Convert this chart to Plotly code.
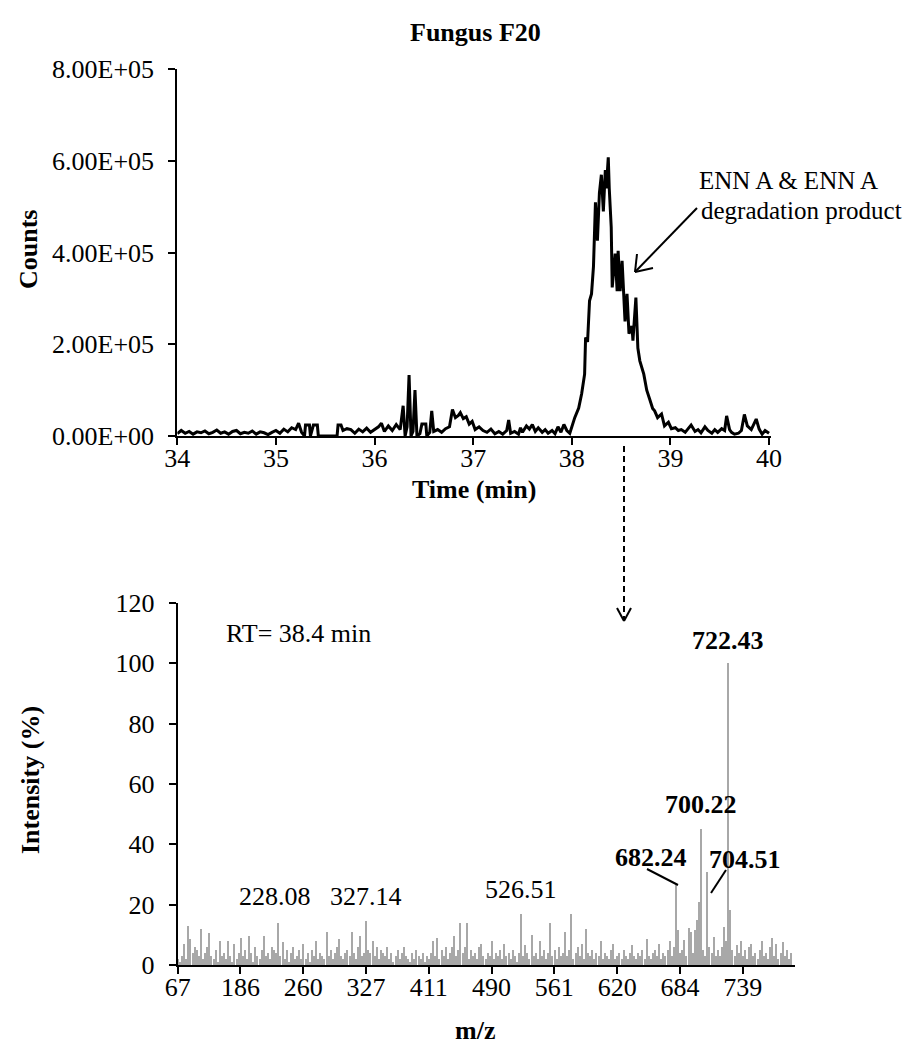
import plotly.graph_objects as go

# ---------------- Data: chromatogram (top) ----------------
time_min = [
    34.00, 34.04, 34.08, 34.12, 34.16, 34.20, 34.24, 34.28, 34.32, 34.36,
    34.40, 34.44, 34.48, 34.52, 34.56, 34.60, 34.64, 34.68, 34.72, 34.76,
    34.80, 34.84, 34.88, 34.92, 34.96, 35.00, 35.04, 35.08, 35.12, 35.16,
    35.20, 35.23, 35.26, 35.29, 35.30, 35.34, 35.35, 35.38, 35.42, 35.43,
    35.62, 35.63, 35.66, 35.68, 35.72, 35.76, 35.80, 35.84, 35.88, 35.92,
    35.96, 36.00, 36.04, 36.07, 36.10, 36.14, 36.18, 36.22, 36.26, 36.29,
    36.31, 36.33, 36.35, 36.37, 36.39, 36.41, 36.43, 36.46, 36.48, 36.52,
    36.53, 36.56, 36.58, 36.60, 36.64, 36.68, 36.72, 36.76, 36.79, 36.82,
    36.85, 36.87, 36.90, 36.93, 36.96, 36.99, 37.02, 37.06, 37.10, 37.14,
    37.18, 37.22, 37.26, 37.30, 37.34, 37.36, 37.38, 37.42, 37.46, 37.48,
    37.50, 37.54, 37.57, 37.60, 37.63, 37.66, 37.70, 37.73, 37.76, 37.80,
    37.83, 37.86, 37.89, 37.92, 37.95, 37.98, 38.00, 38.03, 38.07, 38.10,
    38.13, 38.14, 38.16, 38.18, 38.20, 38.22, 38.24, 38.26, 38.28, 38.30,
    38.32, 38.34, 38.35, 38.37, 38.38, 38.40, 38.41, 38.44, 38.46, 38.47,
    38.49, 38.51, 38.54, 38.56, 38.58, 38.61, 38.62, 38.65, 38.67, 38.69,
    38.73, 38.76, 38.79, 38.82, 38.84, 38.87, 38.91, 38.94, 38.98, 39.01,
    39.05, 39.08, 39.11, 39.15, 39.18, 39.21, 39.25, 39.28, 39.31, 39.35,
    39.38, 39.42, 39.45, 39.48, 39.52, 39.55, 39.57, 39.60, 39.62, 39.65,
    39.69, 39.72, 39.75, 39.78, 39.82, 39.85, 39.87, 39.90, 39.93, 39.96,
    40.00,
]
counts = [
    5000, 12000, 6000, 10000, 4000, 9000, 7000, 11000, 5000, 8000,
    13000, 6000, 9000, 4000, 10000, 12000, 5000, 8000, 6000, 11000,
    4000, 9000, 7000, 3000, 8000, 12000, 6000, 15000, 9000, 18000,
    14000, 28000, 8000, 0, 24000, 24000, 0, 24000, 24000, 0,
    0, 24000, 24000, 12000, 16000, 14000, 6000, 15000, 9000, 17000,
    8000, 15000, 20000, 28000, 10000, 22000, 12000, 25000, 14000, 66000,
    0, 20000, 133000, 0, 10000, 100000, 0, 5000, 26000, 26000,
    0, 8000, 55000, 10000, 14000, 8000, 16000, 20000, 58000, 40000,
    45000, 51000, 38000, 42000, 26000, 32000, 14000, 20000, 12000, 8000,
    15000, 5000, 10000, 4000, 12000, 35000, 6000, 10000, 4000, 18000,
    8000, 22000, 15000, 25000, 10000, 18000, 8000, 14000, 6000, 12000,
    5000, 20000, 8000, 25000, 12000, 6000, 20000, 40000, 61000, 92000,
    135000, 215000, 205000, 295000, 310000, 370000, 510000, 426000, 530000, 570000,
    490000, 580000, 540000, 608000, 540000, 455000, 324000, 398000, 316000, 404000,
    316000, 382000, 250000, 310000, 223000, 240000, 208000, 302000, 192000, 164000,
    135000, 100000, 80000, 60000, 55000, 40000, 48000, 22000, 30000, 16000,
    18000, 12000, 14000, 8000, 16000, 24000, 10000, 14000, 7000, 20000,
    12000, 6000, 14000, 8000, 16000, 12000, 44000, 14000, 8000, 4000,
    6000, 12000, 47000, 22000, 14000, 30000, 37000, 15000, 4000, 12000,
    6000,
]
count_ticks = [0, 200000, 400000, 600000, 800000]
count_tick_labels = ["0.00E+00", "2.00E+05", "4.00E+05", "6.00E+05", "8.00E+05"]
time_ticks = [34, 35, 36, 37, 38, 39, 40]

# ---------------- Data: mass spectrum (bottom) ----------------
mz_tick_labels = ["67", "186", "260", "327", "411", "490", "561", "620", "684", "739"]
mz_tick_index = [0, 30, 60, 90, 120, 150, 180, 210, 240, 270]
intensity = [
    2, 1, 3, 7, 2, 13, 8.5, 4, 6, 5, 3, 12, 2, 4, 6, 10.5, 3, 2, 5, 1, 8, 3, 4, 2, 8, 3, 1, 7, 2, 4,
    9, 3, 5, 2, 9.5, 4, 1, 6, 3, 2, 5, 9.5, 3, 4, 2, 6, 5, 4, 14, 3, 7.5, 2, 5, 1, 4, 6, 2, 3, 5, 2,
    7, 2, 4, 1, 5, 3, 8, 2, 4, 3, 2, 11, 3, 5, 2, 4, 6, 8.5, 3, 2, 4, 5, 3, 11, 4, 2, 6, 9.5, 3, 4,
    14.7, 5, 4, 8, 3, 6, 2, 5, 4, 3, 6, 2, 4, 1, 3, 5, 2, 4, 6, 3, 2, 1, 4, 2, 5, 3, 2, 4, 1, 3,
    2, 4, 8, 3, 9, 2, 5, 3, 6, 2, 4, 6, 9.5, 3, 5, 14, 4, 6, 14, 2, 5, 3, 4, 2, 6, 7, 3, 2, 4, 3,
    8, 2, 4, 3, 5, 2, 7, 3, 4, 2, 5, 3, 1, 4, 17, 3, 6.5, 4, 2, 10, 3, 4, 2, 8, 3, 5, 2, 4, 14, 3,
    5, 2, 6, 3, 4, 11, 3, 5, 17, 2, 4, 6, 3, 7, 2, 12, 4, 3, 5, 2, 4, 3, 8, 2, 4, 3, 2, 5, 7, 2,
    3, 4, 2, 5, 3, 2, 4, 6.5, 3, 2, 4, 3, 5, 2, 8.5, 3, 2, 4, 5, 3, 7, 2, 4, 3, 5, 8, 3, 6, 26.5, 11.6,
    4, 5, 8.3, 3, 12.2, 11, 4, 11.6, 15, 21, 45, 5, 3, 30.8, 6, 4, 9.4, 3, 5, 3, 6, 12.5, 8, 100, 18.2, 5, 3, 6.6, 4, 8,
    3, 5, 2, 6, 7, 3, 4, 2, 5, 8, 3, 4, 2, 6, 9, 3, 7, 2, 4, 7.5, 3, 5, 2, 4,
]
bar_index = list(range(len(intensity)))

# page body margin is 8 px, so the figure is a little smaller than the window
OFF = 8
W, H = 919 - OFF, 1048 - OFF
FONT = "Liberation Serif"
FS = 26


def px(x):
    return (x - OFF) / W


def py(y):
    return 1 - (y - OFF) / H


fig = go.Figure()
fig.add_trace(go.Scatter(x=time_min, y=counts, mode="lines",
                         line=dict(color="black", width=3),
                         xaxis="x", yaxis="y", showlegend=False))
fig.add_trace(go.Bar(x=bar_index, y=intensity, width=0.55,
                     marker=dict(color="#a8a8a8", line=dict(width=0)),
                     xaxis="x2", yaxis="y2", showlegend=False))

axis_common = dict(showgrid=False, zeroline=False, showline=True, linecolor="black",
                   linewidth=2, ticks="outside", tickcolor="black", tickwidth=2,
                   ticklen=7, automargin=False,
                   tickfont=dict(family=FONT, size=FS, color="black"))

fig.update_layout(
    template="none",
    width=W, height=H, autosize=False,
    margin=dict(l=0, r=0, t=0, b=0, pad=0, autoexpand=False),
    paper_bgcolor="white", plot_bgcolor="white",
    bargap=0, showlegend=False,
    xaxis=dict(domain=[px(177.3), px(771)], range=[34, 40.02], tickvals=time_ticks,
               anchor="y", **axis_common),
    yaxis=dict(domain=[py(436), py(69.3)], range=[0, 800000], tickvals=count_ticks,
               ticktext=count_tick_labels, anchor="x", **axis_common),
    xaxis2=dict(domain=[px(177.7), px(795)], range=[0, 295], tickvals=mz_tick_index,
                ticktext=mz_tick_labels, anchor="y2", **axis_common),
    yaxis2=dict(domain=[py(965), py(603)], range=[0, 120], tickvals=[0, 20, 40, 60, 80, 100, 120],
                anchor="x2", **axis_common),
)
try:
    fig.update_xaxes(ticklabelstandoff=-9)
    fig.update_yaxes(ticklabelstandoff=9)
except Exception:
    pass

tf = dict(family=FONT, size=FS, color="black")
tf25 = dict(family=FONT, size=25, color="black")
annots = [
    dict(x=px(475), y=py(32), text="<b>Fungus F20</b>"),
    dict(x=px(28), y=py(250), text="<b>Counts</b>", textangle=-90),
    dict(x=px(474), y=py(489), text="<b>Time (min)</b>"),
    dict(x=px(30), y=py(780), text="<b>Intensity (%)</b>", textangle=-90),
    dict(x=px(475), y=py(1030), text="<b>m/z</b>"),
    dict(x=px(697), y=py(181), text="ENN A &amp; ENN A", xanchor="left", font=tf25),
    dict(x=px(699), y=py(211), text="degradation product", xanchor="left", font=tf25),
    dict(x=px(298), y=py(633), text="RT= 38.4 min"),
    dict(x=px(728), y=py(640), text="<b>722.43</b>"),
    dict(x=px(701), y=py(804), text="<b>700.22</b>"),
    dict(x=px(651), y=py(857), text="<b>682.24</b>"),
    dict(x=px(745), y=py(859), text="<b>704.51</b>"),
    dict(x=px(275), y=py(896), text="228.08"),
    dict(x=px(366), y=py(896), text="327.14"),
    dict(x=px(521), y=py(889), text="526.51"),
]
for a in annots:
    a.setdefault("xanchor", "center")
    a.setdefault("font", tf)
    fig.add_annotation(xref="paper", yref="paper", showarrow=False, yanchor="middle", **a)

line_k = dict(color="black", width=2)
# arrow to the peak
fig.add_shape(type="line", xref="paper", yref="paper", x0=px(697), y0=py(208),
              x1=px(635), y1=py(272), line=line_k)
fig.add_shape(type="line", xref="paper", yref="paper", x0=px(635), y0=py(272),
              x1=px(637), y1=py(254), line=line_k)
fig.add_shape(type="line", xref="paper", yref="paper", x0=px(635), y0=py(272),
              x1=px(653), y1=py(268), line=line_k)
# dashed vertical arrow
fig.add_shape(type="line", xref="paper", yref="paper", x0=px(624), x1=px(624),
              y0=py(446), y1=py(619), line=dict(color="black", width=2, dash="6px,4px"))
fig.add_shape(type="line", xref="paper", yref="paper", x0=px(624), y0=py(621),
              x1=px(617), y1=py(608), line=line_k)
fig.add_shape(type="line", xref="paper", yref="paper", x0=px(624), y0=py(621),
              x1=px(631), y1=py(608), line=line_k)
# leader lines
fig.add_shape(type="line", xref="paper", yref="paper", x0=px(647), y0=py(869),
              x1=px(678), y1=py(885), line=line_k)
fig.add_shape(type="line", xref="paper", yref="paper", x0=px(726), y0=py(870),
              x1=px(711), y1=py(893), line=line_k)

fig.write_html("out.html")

---------------

With all pictures left out, please transcribe exactly the lines from the start of the material through the line with "import plotly.graph_objects as go".

**TASK ANSWER**
Convert this chart to Plotly code.
import plotly.graph_objects as go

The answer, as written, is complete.